His teeth look like piano keys and the middle-C is missing. He proffers a hand and says "I like you, you are funny fucker. What is the stick for really?"
I tell him I wasn't joking, I really am legally blind.
"What? Can you see me right now?"
"Yeah I can see about 10% of what everyone else sees. I can see your face and your horrible teeth".
"Har har... hack... cough... splutter... har har... oh fuck me!" is his reply to that one. "Jesus Christ, you can't talk to me like that, I am 67 years old!"
And I think to myself he doesn't look a day over 81 but I say "But you don't look a day over 21!"
"Oh cut the crap boy!"
This is where it starts to get disjointed. As with any good old school jakey he starts to talk in non-sequiters but at the same time always returning to the subject that made him latch on to you in the first place.
"I love my country, I love my fucking country but I fear my government!".
"Have you always felt that way" I asked him, already suspecting that I knew the answer.
"Socialists. they are all fucking socialists!".
"Don't believe everything you hear on the TV" I tell him.
"What do you do for a living boy?"
"I work in TV".
"har...har....har... hack.... hack....hack".
In the old days you used to be able to tell what a man did for a living by looking at his hands. I looked at his and apart from the well developed pint-shaped curvature of his fingers I could discern nothing so I asked.
"What do you do for a living Tommy?"
"Ah fuck, I'm 67 years old you know. I could have retired already... but... I mean... what would be the point of that? I am the chief executive of the mail room in..."
I don't catch the name of the building but I dwell on the way he spat the words chief executive like someone had paid him a great insult. Nothing like giving a shitty job a grand title to further belittle the people doing it. Especially if that person is a real straight shooter like Tommy.

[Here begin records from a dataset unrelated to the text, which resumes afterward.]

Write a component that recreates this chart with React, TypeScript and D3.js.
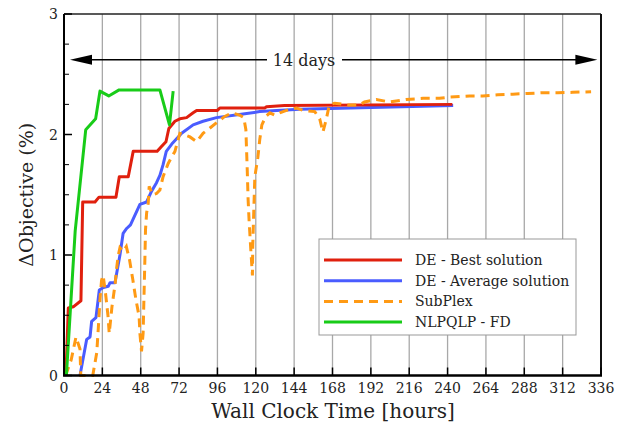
import React from 'react';
import * as d3 from 'd3';

// hours vs delta objective (%)
const xTicks = [0, 24, 48, 72, 96, 120, 144, 168, 192, 216, 240, 264, 288, 312, 336];
const yTicks = [0, 1, 2, 3];
const yMinor = [0.25, 0.5, 0.75, 1.25, 1.5, 1.75, 2.25, 2.5, 2.75];

const deBest: [number, number][] = [
  [1.2, 0], [2.7, 0.56], [5.8, 0.57], [10.6, 0.62], [11.7, 1.44], [19.4, 1.44], [21.9, 1.48],
  [32.5, 1.48], [34.6, 1.65], [40.2, 1.65], [43.3, 1.86], [58.3, 1.86], [61, 1.9], [63.8, 1.94],
  [65.6, 2.05], [69.4, 2.11], [72.5, 2.13], [76.7, 2.14], [80.8, 2.18], [83, 2.2], [96, 2.2],
  [97.5, 2.22], [125.6, 2.22], [126.7, 2.23], [138, 2.24], [243, 2.25],
];

const deAvg: [number, number][] = [
  [10, 0], [14.2, 0.3], [16.3, 0.32], [17.3, 0.45], [20, 0.48], [22.1, 0.71], [24.6, 0.73],
  [27.7, 0.74], [28.8, 0.77], [31.9, 0.77], [35, 1.0], [37, 1.18], [39.2, 1.22], [41.6, 1.25],
  [47.5, 1.42], [51.7, 1.44], [54.8, 1.53], [57.9, 1.6], [60, 1.66], [62, 1.75], [64, 1.86],
  [68, 1.93], [73.6, 2.01], [80.8, 2.08], [87, 2.11], [95.4, 2.14], [112, 2.17], [122.5, 2.19],
  [133, 2.2], [147.5, 2.21], [243.5, 2.24],
];

const subPlex: [number, number][] = [
  [1, 0], [4.5, 0.13], [7.5, 0.32], [10, 0.22], [10.5, 0], [18, 0], [20.5, 0.19], [21.5, 0.4],
  [22.5, 0.63], [23.5, 0.79], [24.5, 0.83], [26, 0.68], [27.5, 0.5], [28.3, 0.35], [30, 0.57],
  [32, 0.76], [33, 0.9], [34, 1.0], [35, 1.06], [37, 1.03], [39, 1.07], [41, 0.96], [43, 0.8],
  [45, 0.63], [47, 0.49], [47.5, 0.35], [48.5, 0.2], [49.5, 0.35], [50, 0.63], [50.6, 0.96],
  [51, 1.21], [51.7, 1.35], [52.7, 1.43], [53.3, 1.57], [55.4, 1.5], [57.9, 1.51], [60, 1.54],
  [62, 1.65], [65.2, 1.76], [69.4, 1.86], [72.5, 2.01], [75, 2.0], [78.8, 1.98], [83, 1.94],
  [87, 2.01], [91, 2.05], [95.6, 2.1], [100.6, 2.15], [105, 2.18], [110, 2.16], [112.5, 2.14],
  [113.8, 2.04], [114.6, 1.73], [115.2, 1.46], [115.8, 1.29], [116.9, 1.04], [117.9, 0.83],
  [118.1, 1.08], [119.4, 1.65], [121.3, 1.81], [122.5, 1.96], [123.8, 2.08], [126.3, 2.15],
  [128.8, 2.18], [131.9, 2.16], [135, 2.18], [139.2, 2.2], [145.4, 2.22], [149.6, 2.2],
  [156.9, 2.19], [160, 2.13], [162, 2.02], [164, 2.12], [166, 2.245], [169.4, 2.26],
  [177.7, 2.245], [185, 2.245], [188, 2.27], [195.4, 2.29], [203.8, 2.27], [214, 2.29],
  [224.6, 2.3], [235, 2.3], [241, 2.31], [253.8, 2.32], [262, 2.32], [271.4, 2.33],
  [280.8, 2.335], [290, 2.34], [299.6, 2.347], [309, 2.347], [318.3, 2.35], [329.8, 2.355],
];

const nlpqlp: [number, number][] = [
  [1.5, 0], [7, 1.2], [13.6, 2.04], [19.8, 2.13], [22.5, 2.36], [28, 2.32], [34.5, 2.37],
  [60, 2.37], [66, 2.08], [68.3, 2.36],
];

const legendLabels = ['DE - Best solution', 'DE - Average solution', 'SubPlex', 'NLPQLP - FD'];
const legendColors = ['#e0200e', '#4a5cff', '#ff9a14', '#18cc18'];

const W = 625;
const H = 426;
const font = "'DejaVu Serif', serif";

export default function App() {
  const x = d3.scaleLinear().domain([0, 336]).range([64, 601]);
  const y = d3.scaleLinear().domain([0, 3]).range([375.5, 14]);
  const line = d3.line<[number, number]>().x(d => x(d[0])).y(d => y(d[1]));

  const [x0, x1] = x.range();
  const [y0, y1] = y.range();
  const arrowY = y(2.62);
  const legend = { left: 319, top: 239, width: 257, height: 96 };
  const txt = { fontFamily: font, fill: '#222' };

  return (
    <svg width={W} height={H} style={{ position: 'absolute', left: 0, top: 0, background: '#fff' }}>
      {/* vertical grid */}
      {xTicks.slice(1, -1).map(t => (
        <line key={t} x1={x(t)} x2={x(t)} y1={y1} y2={y0} stroke="#a8a8a8" strokeWidth={1.3} />
      ))}

      {/* series */}
      <path d={line(deAvg) ?? ''} fill="none" stroke={legendColors[1]} strokeWidth={3} strokeLinejoin="round" />
      <path d={line(deBest) ?? ''} fill="none" stroke={legendColors[0]} strokeWidth={3} strokeLinejoin="round" />
      <path d={line(subPlex) ?? ''} fill="none" stroke={legendColors[2]} strokeWidth={3} strokeDasharray="9,6" />
      <path d={line(nlpqlp) ?? ''} fill="none" stroke={legendColors[3]} strokeWidth={3} strokeLinejoin="round" />

      {/* frame */}
      <line x1={x0} x2={x1} y1={y1} y2={y1} stroke="#222" strokeWidth={1.5} />
      <line x1={x1} x2={x1} y1={y1} y2={y0} stroke="#111" strokeWidth={2} />
      <line x1={x0} x2={x0} y1={y1} y2={y0} stroke="#000" strokeWidth={2} />
      <line x1={x0 - 1} x2={x1 + 1} y1={y0} y2={y0} stroke="#000" strokeWidth={2.5} />

      {/* ticks */}
      {xTicks.map(t => (
        <g key={t}>
          <line x1={x(t)} x2={x(t)} y1={y0} y2={y0 - 8} stroke="#000" strokeWidth={1.5} />
          <text x={x(t)} y={393} textAnchor="middle" fontSize={14} {...txt}>{t}</text>
        </g>
      ))}
      {yTicks.map(t => (
        <g key={t}>
          <line x1={x0} x2={x0 + 8} y1={y(t)} y2={y(t)} stroke="#000" strokeWidth={1.5} />
          <text x={58} y={y(t) + 5} textAnchor="end" fontSize={14} {...txt}>{t}</text>
        </g>
      ))}
      {yMinor.map(t => (
        <line key={t} x1={x0} x2={x0 + 5} y1={y(t)} y2={y(t)} stroke="#000" strokeWidth={1} />
      ))}

      {/* 14 days arrow */}
      <line x1={x(3.75) + 18} x2={267} y1={arrowY} y2={arrowY} stroke="#000" strokeWidth={1.5} />
      <line x1={342} x2={x(333.75) - 18} y1={arrowY} y2={arrowY} stroke="#000" strokeWidth={1.5} />
      <path d={`M${x(3.75)},${arrowY} L${x(3.75) + 22},${arrowY - 5} L${x(3.75) + 22},${arrowY + 5} Z`} fill="#000" />
      <path d={`M${x(333.75)},${arrowY} L${x(333.75) - 22},${arrowY - 5} L${x(333.75) - 22},${arrowY + 5} Z`} fill="#000" />
      <text x={304} y={arrowY + 6} textAnchor="middle" fontSize={16} {...txt}>14 days</text>

      {/* legend */}
      <rect x={legend.left} y={legend.top} width={legend.width} height={legend.height} fill="#fff" stroke="#999" strokeWidth={1} />
      {legendLabels.map((label, i) => {
        const ly = legend.top + 21 + i * 20.7;
        return (
          <g key={label}>
            <line x1={324} x2={402} y1={ly} y2={ly} stroke={legendColors[i]} strokeWidth={3}
              strokeDasharray={i === 2 ? '9,6' : undefined} />
            <text x={415} y={ly + 5} fontSize={14} {...txt}>{label}</text>
          </g>
        );
      })}

      {/* axis titles */}
      <text x={333} y={418} textAnchor="middle" fontSize={20} {...txt}>Wall Clock Time [hours]</text>
      <text transform={`translate(33,${(y0 + y1) / 2}) rotate(-90)`} textAnchor="middle" fontSize={19} {...txt}>ΔObjective (%)</text>
    </svg>
  );
}
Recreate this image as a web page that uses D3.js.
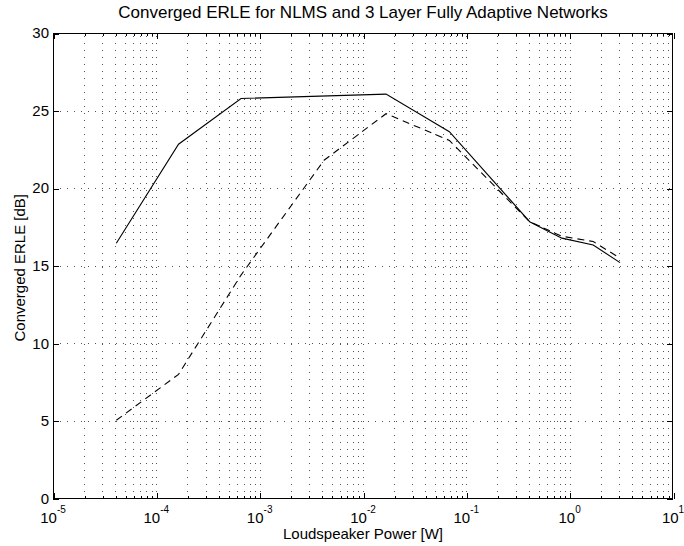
<!DOCTYPE html>
<html>
<head>
<meta charset="utf-8">
<script src="https://cdn.jsdelivr.net/npm/d3@7"></script>
<style>
  html, body { margin: 0; padding: 0; background: #fff; }
  svg { display: block; font-family: "Liberation Sans", Arial, Helvetica, sans-serif; }
</style>
</head>
<body>
<svg id="chart" width="684" height="546"></svg>
<script>
// ---- data ----
const titleText = "Converged ERLE for NLMS and 3 Layer Fully Adaptive Networks";
const xLabelText = "Loudspeaker Power [W]";
const yLabelText = "Converged ERLE [dB]";

const nlmsPower = [4.1e-5, 1.64e-4, 6.6e-4, 1.67e-2, 6.85e-2, 0.41, 0.84, 1.69, 3.07];
const nlmsErle  = [16.45, 22.83, 25.78, 26.06, 23.64, 17.84, 16.78, 16.34, 15.2];

const netPower = [4.1e-5, 1.64e-4, 6.6e-4, 4.2e-3, 1.67e-2, 6.85e-2, 0.41, 0.84, 1.69, 3.07];
const netErle  = [5.04, 8.0, 14.4, 21.8, 24.8, 23.08, 17.84, 16.9, 16.56, 15.49];

const xDecades = [-5, -4, -3, -2, -1, 0, 1];
const yTicks = [0, 5, 10, 15, 20, 25, 30];

// ---- layout ----
const L = 53, R = 673, T = 33, B = 498.5;
const svg = d3.select("#chart");

const x = d3.scaleLog().domain([1e-5, 1e1]).range([L, R]);
const y = d3.scaleLinear().domain([0, 30]).range([B, T]);

const px = v => Math.round(v) + 0.5;

// minor positions
const minorX = [];
xDecades.slice(0, -1).forEach(d => {
  for (let m = 2; m <= 9; m++) minorX.push(m * Math.pow(10, d));
});
const majorX = xDecades.map(d => Math.pow(10, d));

// ---- grid ----
const grid = svg.append("g").attr("stroke", "#555").attr("stroke-width", 1)
  .attr("stroke-dasharray", "1,6").attr("shape-rendering", "crispEdges");
grid.selectAll("line.gx").data(majorX.concat(minorX).filter(v => v > 1e-5 && v < 1e1))
  .join("line").attr("class", "gx")
  .attr("x1", d => px(x(d))).attr("x2", d => px(x(d)))
  .attr("y1", B).attr("y2", T);
grid.selectAll("line.gy").data(yTicks.filter(v => v > 0 && v < 30))
  .join("line").attr("class", "gy")
  .attr("y1", d => px(y(d))).attr("y2", d => px(y(d)))
  .attr("x1", L).attr("x2", R);

// ---- axes with inward ticks (bottom/top/left/right) ----
const fmtNone = () => "";
const axB = d3.axisBottom(x).tickValues(majorX).tickSize(-6).tickFormat(fmtNone);
const axBm = d3.axisBottom(x).tickValues(minorX).tickSize(-3).tickFormat(fmtNone);
const axT = d3.axisTop(x).tickValues(majorX).tickSize(-6).tickFormat(fmtNone);
const axTm = d3.axisTop(x).tickValues(minorX).tickSize(-3).tickFormat(fmtNone);
const axL = d3.axisLeft(y).tickValues(yTicks).tickSize(-6).tickFormat(fmtNone);
const axR = d3.axisRight(y).tickValues(yTicks).tickSize(-6).tickFormat(fmtNone);

function styleAxis(g) {
  g.selectAll("path.domain").remove();
  g.selectAll("line").attr("stroke", "#000").attr("shape-rendering", "crispEdges");
}
svg.append("g").attr("transform", `translate(0.5,${Math.round(B)})`).call(axB).call(styleAxis);
svg.append("g").attr("transform", `translate(0.5,${Math.round(B)})`).call(axBm).call(styleAxis);
svg.append("g").attr("transform", `translate(0.5,${T})`).call(axT).call(styleAxis);
svg.append("g").attr("transform", `translate(0.5,${T})`).call(axTm).call(styleAxis);
svg.append("g").attr("transform", `translate(${L},0.5)`).call(axL).call(styleAxis);
svg.append("g").attr("transform", `translate(${R},0.5)`).call(axR).call(styleAxis);

// box
svg.append("rect")
  .attr("x", L + 0.5).attr("y", T + 0.5)
  .attr("width", R - L - 1).attr("height", Math.round(B) - T - 1)
  .attr("fill", "none").attr("stroke", "#000").attr("stroke-width", 1)
  .attr("shape-rendering", "crispEdges");

// ---- tick labels ----
const tl = svg.append("g").attr("font-size", 15).attr("fill", "#000");
yTicks.forEach(v => {
  tl.append("text").attr("x", L - 4).attr("y", y(v)).attr("dy", "0.35em")
    .attr("text-anchor", "end").text(v);
});
xDecades.forEach(d => {
  const t = tl.append("text").attr("x", x(Math.pow(10, d))).attr("y", 522.5)
    .attr("text-anchor", "middle");
  t.append("tspan").text("10");
  t.append("tspan").attr("font-size", 10).attr("dy", -9.5).text(d);
});

// ---- data lines ----
const line = d3.line().x(d => x(d[0])).y(d => y(d[1]));
svg.append("path")
  .datum(d3.zip(nlmsPower, nlmsErle))
  .attr("d", line).attr("fill", "none").attr("stroke", "#000").attr("stroke-width", 1.1);
svg.append("path")
  .datum(d3.zip(netPower, netErle))
  .attr("d", line).attr("fill", "none").attr("stroke", "#000").attr("stroke-width", 1.1)
  .attr("stroke-dasharray", "7,5");

// ---- titles ----
svg.append("text").attr("x", (L + R) / 2).attr("y", 18).attr("text-anchor", "middle")
  .attr("font-size", 17).text(titleText);
svg.append("text").attr("x", (L + R) / 2).attr("y", 539).attr("text-anchor", "middle")
  .attr("font-size", 15).text(xLabelText);
svg.append("text").attr("transform", `translate(24.5,${(T + B) / 2 + 2}) rotate(-90)`)
  .attr("text-anchor", "middle").attr("font-size", 15).text(yLabelText);
</script>
</body>
</html>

I take a sip of my Guinness and I can feel his eyes burning a hole in my cheek.
"Are you REALLY blind?"
"Yes, yes, I fucking am, alright?"
"Alright, no need to get your panties in a bunch. I was just wonderin".
He rolls up his shirt sleeve and flexes his muscles saying "Can you see this?"
"Yes I can..."
"Ha! There is nothing fucking there! har...har...har...hack.... howaah.......hoowah. I am 67 years old. See that over there? That's a beer pong table. I fucking lost it last night. Those fucking yuppie brats are so fucking loud. Last night I just fucking lost it. Slapped the fucking little yuppie brat. Sent the little bastard home crying".
I laugh at this and ask the barman if this is true. Apparently it is.
"How come they didn't throw you out Tommy?"
"Ah those little shits on the bar are all scared of me... har...har...har... Are you REALLY blind? I mean is there nothing they can do?".
"Nope, right now I am fucked I am afraid. Maybe in the future with stem cell research and all that"
"I am 67 years old and I can still see...."
"Well good for you" I laugh.
"There must be something... you gotta do research. Research the shit out of everything. Don't give up! Don't give up! I am gonna write down some websites for you..."
He pulls a bit of paper from his pocket and an OTB pen and writes down the websites earthclinic.com and vitacost.com. While he is doing this I notice he is a lefty and has a really hard time holding the little OTB pen. He sees me looking.
"I don't write well. I can hardly write at all. I was in a helicopter that took a hard landing in Vietnam. Fucked up my hands".
I realized now that this was where the "pint-shaped curvature" of his fingers had come from. They had all been broken and reset badly.
"Where you from Dave?", he asks, "SCOTLAND? Well let me ask you a question. Scotland, you are independent right? I mean you are not part of what do you call it..."
"The United Kingdom?" I offer...
"Yes, yes, the United Kingdom. What do they mean when they say that?"
I tell him 3 times that the United Kingdom comprises of Scotland, England, Wales and Northern Ireland but he keeps insisting that Scotland MUST be an independent country.
"Look Tommy, I grew up there. I am telling you it is not independent. Might be again one day but right now it is not".
And with that said I proceed to give him a short history lesson on Red Clydeside then the miners strike and poll tax the general rape of Scotland by Maggie Thatcher.
"Margaret Thatcher? If I was Scottish I would have told Maggie Thatcher to go fuck herself".
"Believe me Tommy we tried. She wasn't having it".
"Are you REALLY blind?"
"Jesus Christ Tommy. What do I have to do to convince you? Fall down the fucking beer cellar?"
"Har.. har... har.... hack." etc etc.
"You CAN'T give up. Research the shit out of it. You CAN'T give up".
"I know Tommy..."
"I was a Marine... a fucking marine... I am 67 years old... YOU MUST NEVER GIVE UP. Research research research..."
"I got a good eye doctor..."
He waves his mangled hands in front of his face.
"Ah doctors... fucking doctors... what do they know? Why are you looking at me like that? I am being serious!"
"I am not looking at you like anything Tommy, I'm blind remember?"
"I AM SERIOUS. YOU MUST NEVER GIVE UP".